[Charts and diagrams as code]
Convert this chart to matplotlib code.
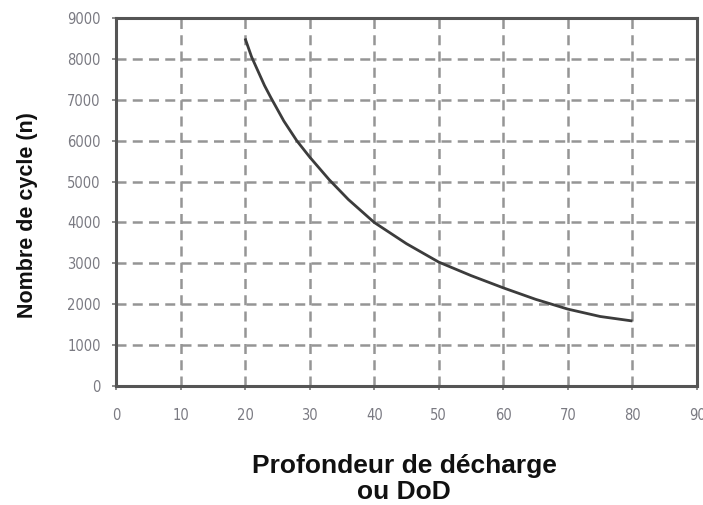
import matplotlib
matplotlib.use('Agg')
import matplotlib.pyplot as plt

# values
dod = [20, 21, 22, 23, 24, 26, 28, 30, 33, 36, 40, 45, 50, 55, 60, 65, 70, 75, 80]
cycles = [8500, 8050, 7700, 7350, 7050, 6480, 6000, 5600, 5050, 4560, 4000, 3480,
          3030, 2700, 2400, 2120, 1880, 1700, 1590]

x_ticks = [0, 10, 20, 30, 40, 50, 60, 70, 80, 90]
y_ticks = [0, 1000, 2000, 3000, 4000, 5000, 6000, 7000, 8000, 9000]

fig = plt.figure(figsize=(7.03, 5.05), dpi=100)
ax = fig.add_axes([116 / 703, 1 - 386 / 505, 581 / 703, 368 / 505])

ax.plot(dod, cycles, color='#3c3c3c', linewidth=2.0, solid_capstyle='butt')

ax.set_xlim(0, 90)
ax.set_ylim(0, 9000)
ax.set_xticks(x_ticks)
ax.set_yticks(y_ticks)
ax.grid(True, color='#959595', linestyle=(0, (4, 2.5)), linewidth=1.8)
ax.set_axisbelow(True)

for side in ['left', 'right', 'top', 'bottom']:
    ax.spines[side].set_color('#555555')
    ax.spines[side].set_linewidth(2.2)

ax.tick_params(axis='both', direction='out', length=3, width=1.2, color='#777777',
               labelcolor='#7a7a82', labelsize=10.5)
ax.tick_params(axis='x', pad=13)
ax.tick_params(axis='y', pad=8)
for lab in ax.get_xticklabels() + ax.get_yticklabels():
    lab.set_stretch('condensed')

fig.text(28 / 703, 1 - 215 / 505, 'Nombre de cycle (n)', rotation=90,
         ha='center', va='center', fontsize=15.5, fontweight='bold',
         family=['Liberation Sans', 'DejaVu Sans'], color='#111111')
fig.text(404 / 703, 1 - 479 / 505, 'Profondeur de décharge\nou DoD',
         ha='center', va='center', fontsize=19, fontweight='bold',
         family=['Liberation Sans', 'DejaVu Sans'], color='#111111',
         linespacing=1.12)

fig.savefig('out.png', dpi=100)
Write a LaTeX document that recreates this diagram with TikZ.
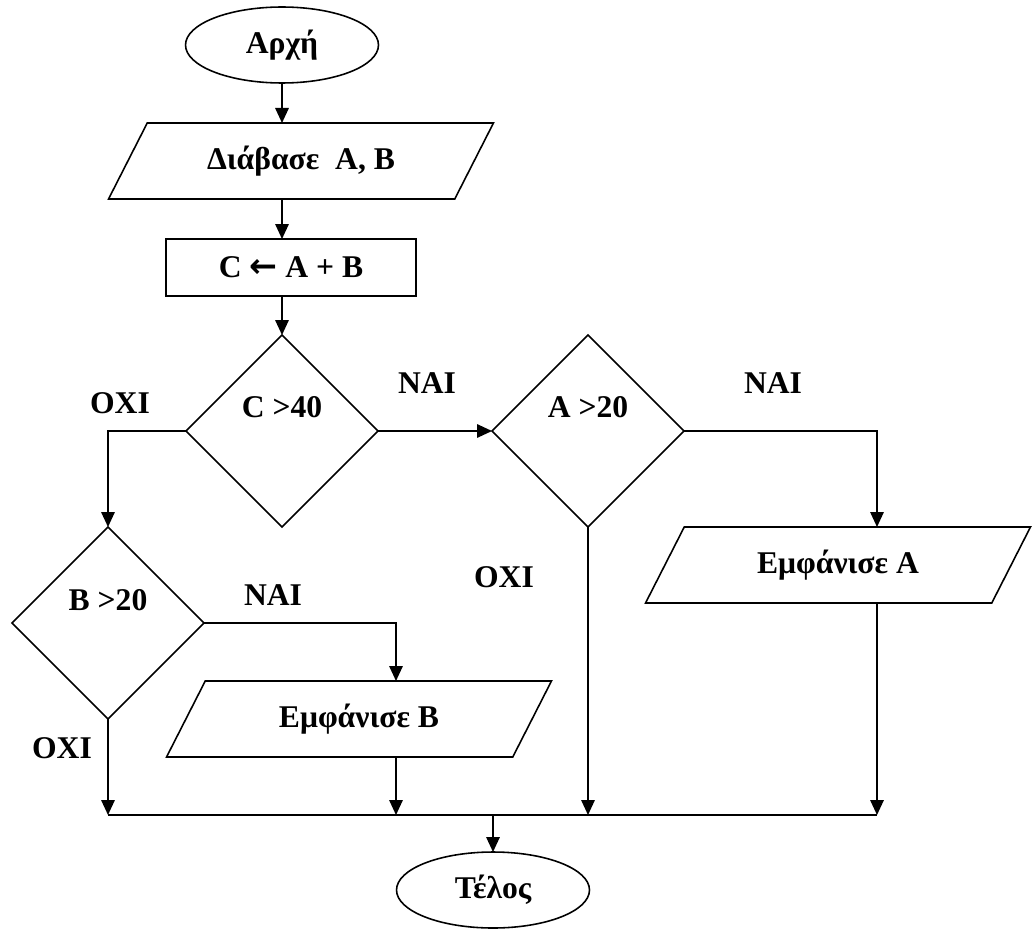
\documentclass[tikz,border=0pt]{standalone}
\usepackage{fontspec}
\setmainfont{Liberation Serif}
\newfontfamily\arrowfont{DejaVu Sans}
\usetikzlibrary{shapes.geometric,arrows.meta}

\begin{document}
\begin{tikzpicture}[x=0.02cm,y=-0.02cm,line width=0.9pt,
    font=\fontsize{18}{21}\selectfont\bfseries,
    every node/.style={inner sep=0pt,outer sep=0pt},
    term/.style={draw,ellipse,minimum width=3.86cm,minimum height=1.52cm},
    io/.style={draw,trapezium,trapezium left angle=38,trapezium right angle=142,
        trapezium stretches body,minimum width=7.7cm,minimum height=1.52cm},
    proc/.style={draw,rectangle,minimum width=5cm,minimum height=1.14cm},
    test/.style={draw,diamond,minimum width=3.84cm,minimum height=3.84cm},
    arr/.style={-{Triangle[length=0.3cm,width=0.27cm]}}]

    \useasboundingbox (0,0) rectangle (1033,929);

    \node[term] (start) at (282,45) {Αρχή};
    \node[io] (read) at (301,161) {Διάβασε\ \ A, B};
    \node[proc] (calc) at (291,267.5) {C {\arrowfont\bfseries\fontsize{19}{19}\selectfont ←} A + B};
    \node[test,label={[yshift=0.48cm]center:C >40}] (c40) at (282,431) {};
    \node[test,label={[yshift=0.48cm]center:A >20}] (a20) at (588,431) {};
    \node[test,label={[yshift=0.46cm]center:B >20}] (b20) at (108,623) {};
    \node[io] (showA) at (838,565) {Εμφάνισε A};
    \node[io] (showB) at (359,719) {Εμφάνισε B};
    \node[term] (stop) at (493,890) {Τέλος};

    \node (yesC) at (427,383) {ΝΑΙ};
    \node (noC) at (120,403) {ΟΧΙ};
    \node (yesA) at (773,383) {ΝΑΙ};
    \node (noA) at (504,577) {ΟΧΙ};
    \node (yesB) at (273,595) {ΝΑΙ};
    \node (noB) at (62,748) {ΟΧΙ};

    \coordinate (jB) at (108,815);
    \coordinate (jE) at (396,815);
    \coordinate (jA) at (877,815);

    \draw[arr] (start.south) -- (start.south |- read.north);
    \draw[arr] (start |- read.south) -- (start |- calc.north);
    \draw[arr] (c40 |- calc.south) -- (c40.north);
    \draw[arr] (c40.east) -- (a20.west);
    \draw[arr] (a20.east) -| (jA |- showA.north);
    \draw[arr] (jA |- showA.south) -- (jA);
    \draw[arr] (c40.west) -| (b20.north);
    \draw[arr] (b20.east) -| (jE |- showB.north);
    \draw[arr] (jE |- showB.south) -- (jE);
    \draw[arr] (b20.south) -- (jB);
    \draw[arr] (a20.south) -- (a20 |- jA);
    \draw (jB) -- (jA);
    \draw[arr] (stop |- jA) -- (stop.north);

\end{tikzpicture}
\end{document}
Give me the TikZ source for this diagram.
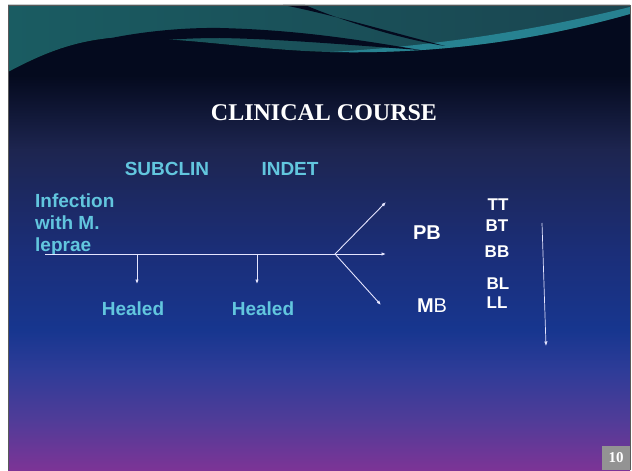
\documentclass[tikz,border=0pt]{standalone}
\usepackage{fontspec}
\setmainfont{Liberation Sans}
\newfontfamily\titlefont{Liberation Serif}
\usetikzlibrary{arrows.meta,shapes}

\definecolor{stagecyan}{HTML}{62C6DE}
\definecolor{deepnavy}{HTML}{040A1E}
\definecolor{bgA}{HTML}{1D2550}
\definecolor{bgB}{HTML}{1B2E78}
\definecolor{bgC}{HTML}{17368F}
\definecolor{bgD}{HTML}{2E3C98}
\definecolor{bgE}{HTML}{503C98}
\definecolor{bgF}{HTML}{7C3496}
\definecolor{waveA}{HTML}{1A5C62}
\definecolor{waveB}{HTML}{1A4550}
\definecolor{waveC}{HTML}{2A8C9C}

\begin{document}
\begin{tikzpicture}[x=1pt,y=-1pt,
    stage/.style={text=stagecyan, font=\fontsize{19}{22}\selectfont\bfseries, inner sep=0pt},
    form/.style={text=white, font=\fontsize{17}{20}\selectfont\bfseries, inner sep=0pt},
    group/.style={text=white, font=\fontsize{20}{24}\selectfont, inner sep=0pt},
    course/.style={white!90!blue, line width=0.9pt},
    >={Latex[length=4.5pt,width=3.5pt]}]
    % slide background
    \fill[white] (0,0) rectangle (632,470);
    \fill[deepnavy] (8,5) rectangle (630,76);
    \fill[top color=deepnavy, bottom color=bgA] (8,75.5) rectangle (630,150.5);
    \fill[top color=bgA, bottom color=bgB] (8,150) rectangle (630,250.5);
    \fill[top color=bgB, bottom color=bgC] (8,250) rectangle (630,330.5);
    \fill[top color=bgC, bottom color=bgD] (8,330) rectangle (630,370.5);
    \fill[top color=bgD, bottom color=bgE] (8,370) rectangle (630,420.5);
    \fill[top color=bgE, bottom color=bgF] (8,420) rectangle (630,470);
    % wave on top
    \fill[left color=waveA, right color=waveB] (8,5) -- (630,5) -- (630,14)
      .. controls (520,45) and (420,54) .. (330,52)
      .. controls (250,50) and (180,36) .. (110,38)
      .. controls (70,42) and (40,55) .. (8,72) -- cycle;
    \fill[waveC, opacity=0.85] (630,14) .. controls (520,45) and (420,54) .. (330,52)
      .. controls (420,47) and (520,34) .. (630,7) -- cycle;
    \fill[deepnavy] (25,66) .. controls (70,42) and (150,27) .. (220,28)
      .. controls (300,30) and (360,40) .. (420,50)
      .. controls (350,45) and (280,39) .. (220,38)
      .. controls (150,38) and (80,48) .. (25,66) -- cycle;
    \fill[deepnavy] (283,5) .. controls (330,14) and (390,32) .. (445,46)
      .. controls (395,38) and (335,18) .. (305,5) -- cycle;
    \draw[gray!70!black, line width=0.8pt] (8,470) -- (8,5) -- (630,5) -- (630,470);

    % texts
    \node[font=\titlefont\fontsize{24}{28}\selectfont\bfseries, text=white] (title) at (324,113) {CLINICAL COURSE};
    \node[stage] (subclin) at (167,169) {SUBCLIN};
    \node[stage] (indet) at (290,169) {INDET};
    \node[stage, align=left, anchor=north west] (infection) at (35,194) {Infection\\with M.\\leprae};
    \node[stage] (healedA) at (133,309) {Healed};
    \node[stage] (healedB) at (263,309) {Healed};
    \node[group] (pb) at (427,233) {\bfseries PB};
    \node[group] (mb) at (432,306) {\textbf{M}B};
    \node[form] (tt) at (498,205) {TT};
    \node[form] (bt) at (497,226) {BT};
    \node[form] (bb) at (497,252) {BB};
    \node[form] (bl) at (498,284) {BL};
    \node[form] (ll) at (497,303) {LL};
    \node[fill=gray!85, text=white, font=\titlefont\fontsize{15}{18}\selectfont\bfseries,
      minimum width=28pt, minimum height=24pt, inner sep=0pt] (pagenum) at (616,458) {10};

    % connectors
    \coordinate (origin) at (45,254);
    \coordinate (branchA) at (137,254);
    \coordinate (branchB) at (257,254);
    \coordinate (fork) at (335,254);
    \coordinate (healA) at (137,284);
    \coordinate (healB) at (257,284);
    \coordinate (pbEnd) at (386,202);
    \coordinate (midEnd) at (386,254);
    \coordinate (mbEnd) at (381,305);
    \coordinate (scaleTop) at (542,223);
    \coordinate (scaleEnd) at (546,346);
    \draw[course] (origin) -- (fork);
    \path[course, ->]
      (branchA) edge (healA)
      (branchB) edge (healB)
      (fork) edge (pbEnd)
      (fork) edge (midEnd)
      (fork) edge (mbEnd);
    \draw[course, ->, line width=0.7pt] (scaleTop) -- (scaleEnd);
\end{tikzpicture}
\end{document}
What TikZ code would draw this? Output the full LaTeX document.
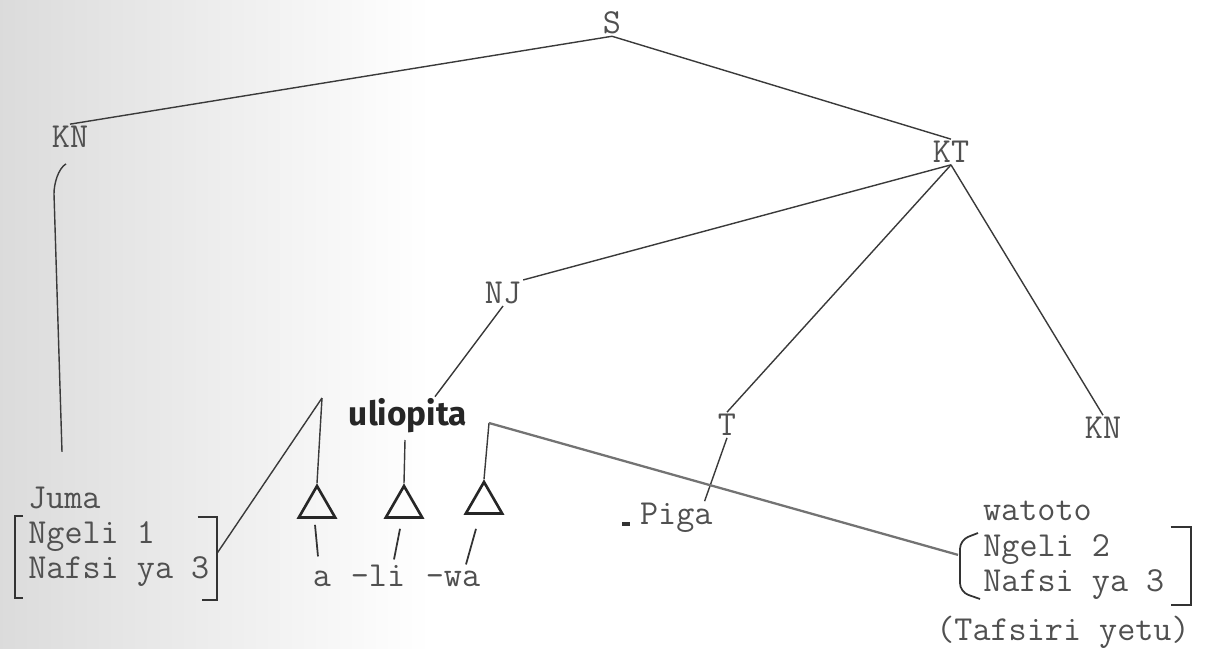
\documentclass[tikz,border=0pt]{standalone}
\usepackage{fontspec}
\newfontfamily\handw{Fira Sans}
\usetikzlibrary{positioning,shapes.geometric,calc}
\definecolor{ink}{HTML}{3A3A3A}
\definecolor{typed}{HTML}{505050}

\begin{document}
\begin{tikzpicture}[x=0.02cm, y=-0.02cm,
    lbl/.style={font=\ttfamily\fontsize{20}{20}\selectfont, text=typed, inner sep=1pt},
    feat/.style={lbl, align=left, inner sep=0pt},
    hand/.style={font=\handw\bfseries\fontsize{19}{20}\selectfont, text=black!85, inner sep=1pt},
    branch/.style={draw=ink, line width=0.8pt},
    tick/.style={draw=black!80, line width=1pt},
    brk/.style={draw=black!80, line width=1pt},
    tri/.style={regular polygon, regular polygon sides=3, draw=black!85,
      line width=1.5pt, minimum size=0.84cm, inner sep=0pt},
  ]
  \useasboundingbox (0,0) rectangle (1211,649);
  \shade[left color=black!14, right color=white] (0,0) rectangle (430,649);

  % tree labels
  \node[lbl] (s) at (612,23) {S};
  \node[lbl] (knl) at (70,137) {KN};
  \node[lbl] (kt) at (951,152) {KT};
  \node[lbl] (nj) at (503,293) {NJ};
  \node[lbl] (t) at (727,425) {T};
  \node[lbl] (knr) at (1103,428) {KN};
  \node[hand] (verb) at (408,416) {uliopita};
  \node[lbl, anchor=west] (piga) at (638,518) {Piga};

  \node[lbl, anchor=west] (juma) at (26,498) {Juma};
  \node[feat, anchor=north west] (jfeat) at (28,521) {Ngeli 1\\Nafsi ya 3};
  \node[lbl, anchor=west] (wat) at (981,511) {watoto};
  \node[feat, anchor=north west] (wfeat) at (983,534) {Ngeli 2\\Nafsi ya 3};
  \node[lbl] (tafs) at (1063,632) {(Tafsiri yetu)};

  % morphemes
  \coordinate (ma) at (322,398);
  \coordinate (mli) at (405,440);
  \coordinate (mwa) at (489,423);
  \node[tri] (tra) at (317,507) {};
  \node[tri] (trli) at (404,507) {};
  \node[tri] (trwa) at (484,503) {};
  \node[lbl, anchor=base] (sa) at (322,586) {a};
  \node[lbl, anchor=base] (sli) at (378,586) {-li};
  \node[lbl, anchor=base] (swa) at (453,586) {-wa};

  \draw[branch] (s.south) -- (knl.north);
  \draw[branch] (s.south) -- (kt.north);
  \draw[branch] ($(knl.south)+(-4,14)$) .. controls +(-8,5) and +(0,-10) .. ++(-12,30) -- ++(8,258);
  \draw[branch] (kt.south) -- (nj.north east);
  \draw[branch] (kt.south) -- (t.north);
  \draw[branch] (kt.south) -- (knr.north);
  \draw[branch] (nj.south) -- ($(verb.north)+(27,0)$);
  \draw[branch] (t.south) -- ($(piga.north east)+(-10,0)$);
  \draw[line width=2pt, black!80] ($(piga.west)+(-16,6)$) -- ++(8,0);

  \draw[branch] (ma) -- ($(jfeat.east)+(7,0)$);
  \draw[branch] (ma) -- (tra.corner 1);
  \draw[branch] (mli) -- (trli.corner 1);
  \draw[branch] (mwa) -- (trwa.corner 1);
  \draw[branch, line width=1.3pt, draw=black!55] (mwa) -- ($(wfeat.west)+(-25,-12)$);

  \draw[tick] ($(tra.south)+(-2,6)$) -- ($(sa.north)+(-4,-12)$);
  \draw[tick] ($(trli.south)+(-4,10)$) -- ($(sli.north)+(16,-3)$);
  \draw[tick] ($(trwa.south)+(-8,14)$) -- ($(swa.north)+(13,-4)$);

  % brackets
  \draw[brk] ($(jfeat.north west)+(-5,-5)$) -- ++(-8,0) -- ++(0,82) -- ++(8,0);
  \draw[brk] ($(jfeat.north east)+(-12,-4)$) -- ++(19,0) -- ++(0,83) -- ++(-15,0);
  \draw[brk, rounded corners=5] ($(wfeat.north west)+(-5,-1)$) -- ++(-18,7) -- ++(0,52) -- ++(20,7);
  \draw[brk] ($(wfeat.north east)+(6,-7)$) -- ++(20,0) -- ++(0,78) -- ++(-20,0);
\end{tikzpicture}
\end{document}
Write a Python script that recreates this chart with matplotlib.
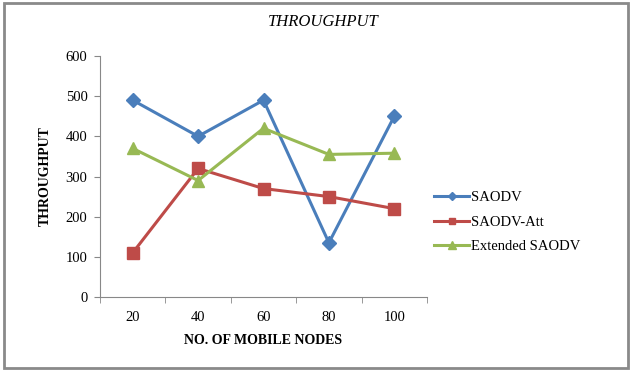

## THE EXERCISE
Retype the records above word for word, from their first line through the line containing "ax.spines[side].set_linewidth(2.2)", and leave out every picture.

## THE OUTPUT
Convert this chart to matplotlib code.
import matplotlib
matplotlib.use('Agg')
import matplotlib.pyplot as plt

# values
dod = [20, 21, 22, 23, 24, 26, 28, 30, 33, 36, 40, 45, 50, 55, 60, 65, 70, 75, 80]
cycles = [8500, 8050, 7700, 7350, 7050, 6480, 6000, 5600, 5050, 4560, 4000, 3480,
          3030, 2700, 2400, 2120, 1880, 1700, 1590]

x_ticks = [0, 10, 20, 30, 40, 50, 60, 70, 80, 90]
y_ticks = [0, 1000, 2000, 3000, 4000, 5000, 6000, 7000, 8000, 9000]

fig = plt.figure(figsize=(7.03, 5.05), dpi=100)
ax = fig.add_axes([116 / 703, 1 - 386 / 505, 581 / 703, 368 / 505])

ax.plot(dod, cycles, color='#3c3c3c', linewidth=2.0, solid_capstyle='butt')

ax.set_xlim(0, 90)
ax.set_ylim(0, 9000)
ax.set_xticks(x_ticks)
ax.set_yticks(y_ticks)
ax.grid(True, color='#959595', linestyle=(0, (4, 2.5)), linewidth=1.8)
ax.set_axisbelow(True)

for side in ['left', 'right', 'top', 'bottom']:
    ax.spines[side].set_color('#555555')
    ax.spines[side].set_linewidth(2.2)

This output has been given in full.